Meats available at Mazaya Cafe include lamb kebabs, chicken shawarma and kefta, seasoned ground beef in kebab form. (Richard S. Dargan/For the Journal)

The menu, divided into appetizers, kebabs, wraps and platters, is made up of fairly standard Middle Eastern/Greek fare, with the exception of momos, Nepalese dumplings filled with chicken, beef or vegetables and steamed ($9 99) or fried ($8.99). The only other nod to the owners’ Nepalese roots is a Himalayan tea that’s made with a caterpillar fungus said to provide numerous health benefits.

The house sampler ($25.99) offers a selection of appetizers, kebabs and shawarma.

Appetizers at Mazaya, clockwise from the bottom: fattoush salad, baba ghanoush and hummus with dolmas. (Richard S. Dargan/For the journal)

Starters include fattoush salad, a chopped salad that originated in Lebanon when farmers would fry leftover pita scraps in olive oil and toss them with whatever herbs and vegetables were on hand. Mazaya’s version had a lot of flavor thanks to an assortment of pickled vegetables.

Baba ghanoush, from the Arabic for “spoiled dad,” is a dip of Lebanese origin made from roasted, mashed eggplant, garlic and tahini. At Mazaya, it’s drizzled with olive oil and topped with pomegranate. The dip was silky and smoky and paired well with the pita chips.

The similarly well-executed hummus was topped with a decorative Zia symbol made from red pepper sauce.

Six discs of falafel, nutty and crisp, benefited greatly from the tart embrace of the tahini sauce.

The ever-present dolmas were a mixed bag. The lemony rice filling was spot on, but the grape leaves were so tough I was unable to bite through them without risking a dental emergency.

The meats, served in a separate container, were largely successful, starting with thick lamb kebabs cooked to the specified medium and served off the skewers for takeout. They were tender and flavorful, as was the chicken shawarma, tendrils of spit-roasted chicken golden-brown with seasoning.
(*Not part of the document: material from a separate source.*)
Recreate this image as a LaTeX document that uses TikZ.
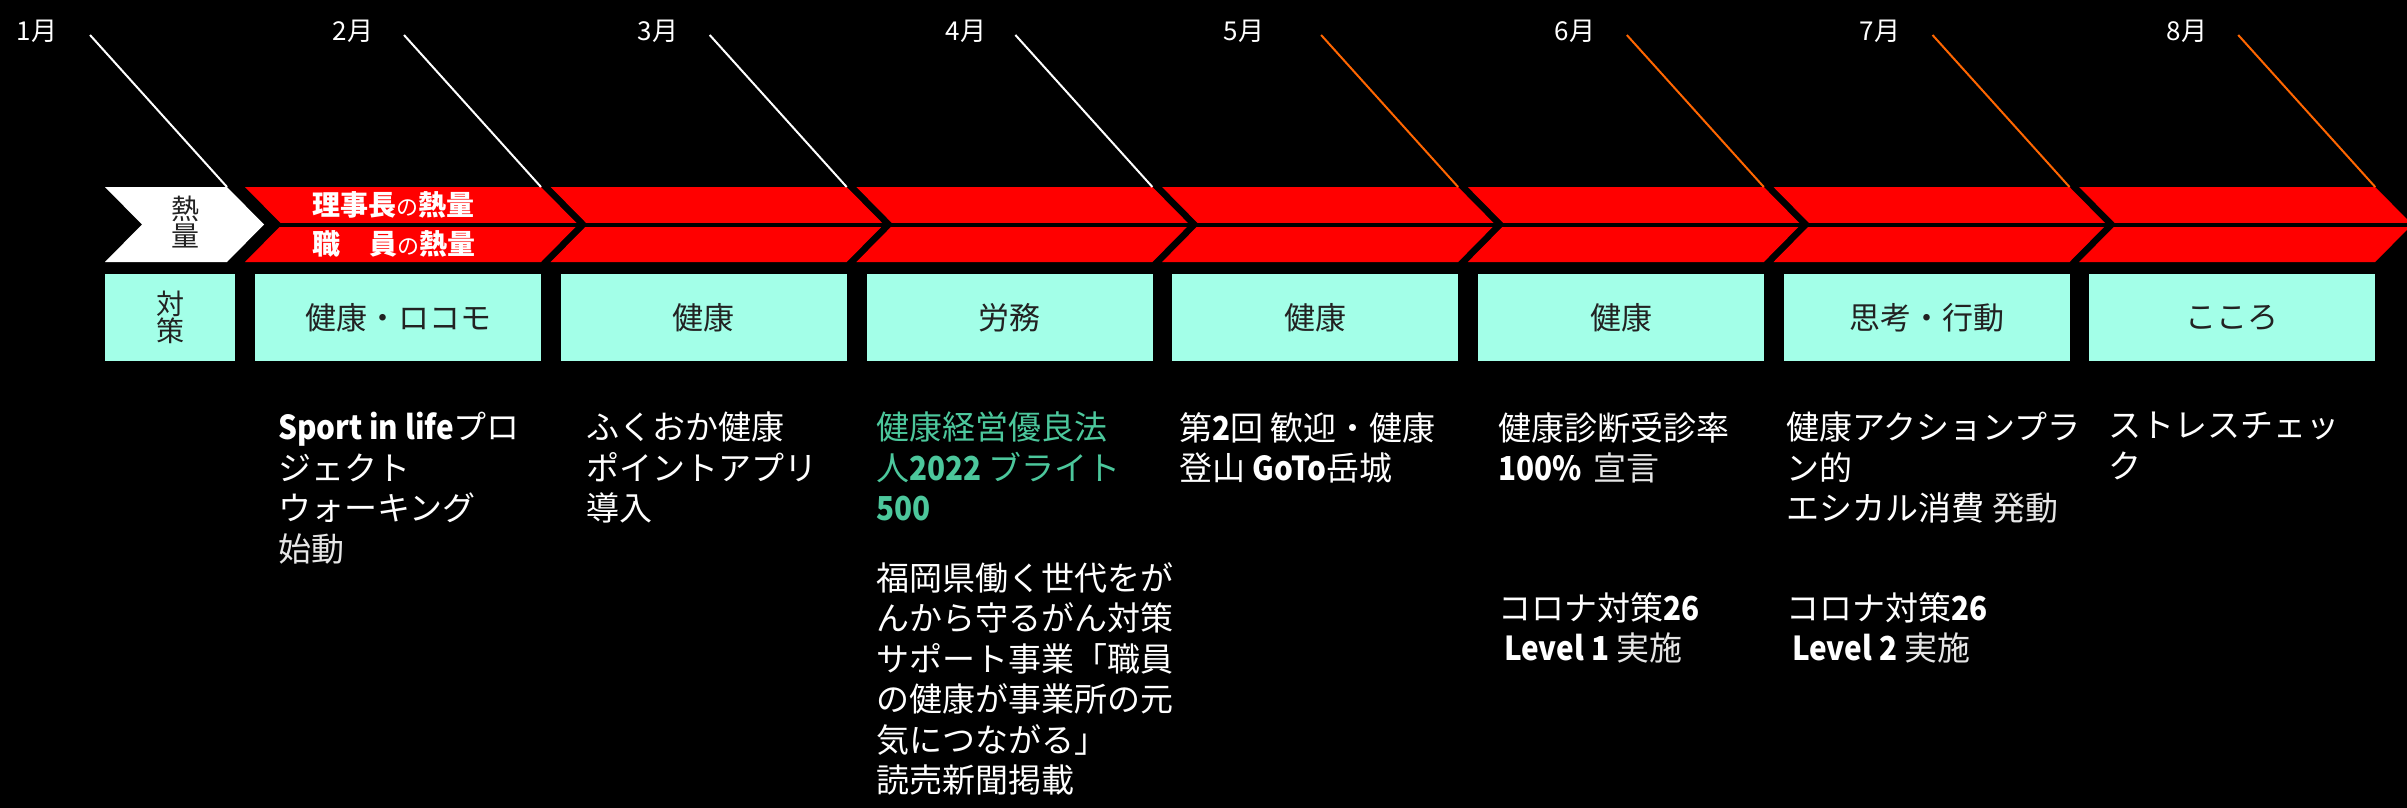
\documentclass[tikz,border=0pt]{standalone}
\usepackage{fontspec}
\usetikzlibrary{calc}
\setmainfont{Noto Sans CJK JP}
\newfontfamily\latb{Noto Sans CJK JP}[FakeStretch=0.9]
\definecolor{bandred}{HTML}{FF0000}
\definecolor{boxcyan}{HTML}{A3FFE8}
\definecolor{lineorange}{HTML}{FF6600}
\definecolor{jgreen}{HTML}{4CC79C}
\definecolor{boxtext}{HTML}{222222}
\definecolor{softwhite}{HTML}{E6E6E6}
\tikzset{
  monthlabel/.style={text=white,font=\fontsize{26}{30}\selectfont,inner sep=0pt},
  wline/.style={draw=white,line width=2pt},
  oline/.style={draw=lineorange,line width=2pt},
  chev/.style={fill=bandred,draw=none},
  catbox/.style={fill=boxcyan,draw=none,minimum height=87pt,inner sep=0pt,
    text=boxtext,font=\fontsize{31}{34}\selectfont},
  bandtext/.style={text=white,font=\bfseries\fontsize{28}{30}\selectfont,inner sep=0pt,anchor=base west},
  events/.style={text=white,font=\fontsize{33}{40.5}\selectfont,align=left,inner sep=0pt,anchor=north west},
}
\newcommand{\bl}[1]{{\latb\bfseries #1}}
\newcommand{\lt}[1]{{\color{softwhite}#1}}
\begin{document}
\begin{tikzpicture}[x=1pt,y=-1pt]
\fill[black] (0,0) rectangle (2407,808);
\useasboundingbox (0,0) rectangle (2407,808);
\clip (0,0) rectangle (2407,808);
% month labels
\node[monthlabel] (m1) at (37,31) {1月};
\node[monthlabel] (m2) at (353,31) {2月};
\node[monthlabel] (m3) at (658,31) {3月};
\node[monthlabel] (m4) at (966,31) {4月};
\node[monthlabel] (m5) at (1244,31) {5月};
\node[monthlabel] (m6) at (1575,31) {6月};
\node[monthlabel] (m7) at (1880,31) {7月};
\node[monthlabel] (m8) at (2187,31) {8月};
% white chevron
\fill[white] (105,187) -- (227,187) -- (264,224.5) -- (227,262) -- (105,262) -- (142,224.5) -- cycle;
\coordinate (e0) at (227,187);
\node[text=boxtext,font=\fontsize{28}{27}\selectfont,align=center,inner sep=0pt] (netsu) at (185,222) {熱\\量};
% red chevrons
\foreach \i in {0,...,6}{
  \pgfmathsetmacro{\L}{245+305.7*\i}
  \pgfmathsetmacro{\R}{541+305.7*\i}
  \fill[chev] (\L,187) -- (\R,187) -- ({\R+37},224.5) -- (\R,262) -- (\L,262) -- ({\L+37},224.5) -- cycle;
  \coordinate (e\the\numexpr\i+1\relax) at (\R,187);
}
\fill[black] (270,222.5) rectangle (2407,226.5);
% line starts
\foreach \j in {0,...,7}{
  \coordinate (s\j) at ($(e\j)+(-137,-152)$);
}
\draw[wline] (s0) -- (e0);
\draw[wline] (s1) -- (e1);
\draw[wline] (s2) -- (e2);
\draw[wline] (s3) -- (e3);
\draw[oline] (s4) -- (e4);
\draw[oline] (s5) -- (e5);
\draw[oline] (s6) -- (e6);
\draw[oline] (s7) -- (e7);
% band text
\node[bandtext] (b1) at (312,215) {理事長{\mdseries\fontsize{22}{24}\selectfont の}熱量};
\node[bandtext] (b2) at (312,254) {職\hspace{29pt}員{\mdseries\fontsize{22}{24}\selectfont の}熱量};
% category boxes
\node[catbox,minimum width=130pt,anchor=north west,align=center,font=\fontsize{28}{27}\selectfont] (c0) at (105,274) {対\\策};
\node[catbox,minimum width=286pt,anchor=north west] (c1) at (255,274) {健康・ロコモ};
\node[catbox,minimum width=286pt,anchor=north west] (c2) at (560.7,274) {健康};
\node[catbox,minimum width=286pt,anchor=north west] (c3) at (866.4,274) {労務};
\node[catbox,minimum width=286pt,anchor=north west] (c4) at (1172.1,274) {健康};
\node[catbox,minimum width=286pt,anchor=north west] (c5) at (1477.8,274) {健康};
\node[catbox,minimum width=286pt,anchor=north west] (c6) at (1783.5,274) {思考・行動};
\node[catbox,minimum width=286pt,anchor=north west] (c7) at (2089.2,274) {こころ};
% event texts
\node[events] (t1) at (278,412) {\bl{Sport in life}プロ\\ジェクト\\ウォーキング\\\lt{始動}};
\node[events] (t2) at (586,412) {ふくおか健康\\ポイントアプリ\\導入};
\node[events,text=jgreen] (t3a) at (876,412) {健康経営優良法\\人\bl{2022} ブライト\\\bl{500}};
\node[events] (t3b) at (876,562) {福岡県働く世代をが\\んから守るがん対策\\サポート事業「職員\\の健康が事業所の元\\気につながる」\\読売新聞掲載};
\node[events] (t4) at (1179,412) {第\bl{2}回 歓迎・健康\\登山 \bl{GoTo}岳城};
\node[events] (t5a) at (1498,412) {健康診断受診率\\\bl{100\%}\hspace{12pt}\lt{宣言}};
\node[events] (t5b) at (1498,592) {コロナ対策\bl{26}\\\hspace{6pt}\bl{Level 1} \lt{実施}};
\node[events] (t6a) at (1786,412) {健康アクションプラ\\ン的\\エシカル消費\hspace{8pt}\lt{発動}};
\node[events] (t6b) at (1786,592) {コロナ対策\bl{26}\\\hspace{6pt}\bl{Level 2} \lt{実施}};
\node[events] (t7) at (2108,412) {ストレスチェッ\\ク};
\end{tikzpicture}
\end{document}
Kefta, the ground beef kebab, was amply seasoned but needed the tzatziki to relieve its dryness.

Mazaya Cafs gyros wrap, a lamb and beef blend served with tzatziki sauce, lettuce and pickles. (Richard S. Dargan/For the Journal)

The best thing I tried was the gyros wrap ($6.99) made with thin slices of seasoned, ground lamb and beef wrapped in a fresh, flaky pita. The meat was savory, with just the right balance of spices and enough lettuce, pickle strips and tzatziki to add texture and sour notes.

Desserts include Turkish Delight, gelatinous squares covered with powdered sugar, and baklava ($1.99). The latter, more nutty than sweet, presented an interesting and not-at-all unwelcome variation of the form.

Service was fine. I was given a 15-minute wait time after I ordered, but the food came out in 10 minutes. There are numerous vegan and gluten-free options, and the menu has a useful list of allergy alerts. The food was packaged for takeout in various plastic containers and boxes. The one small cup of tzatziki sauce included in the bag was insufficient for the meal. Be sure to ask for extra if you order takeout.

The UNM neighborhood has an embarrassment of riches in the realm of Mediterranean cuisine. With its unique spin on some familiar dishes, Mazaya Café contributes significantly to that scene.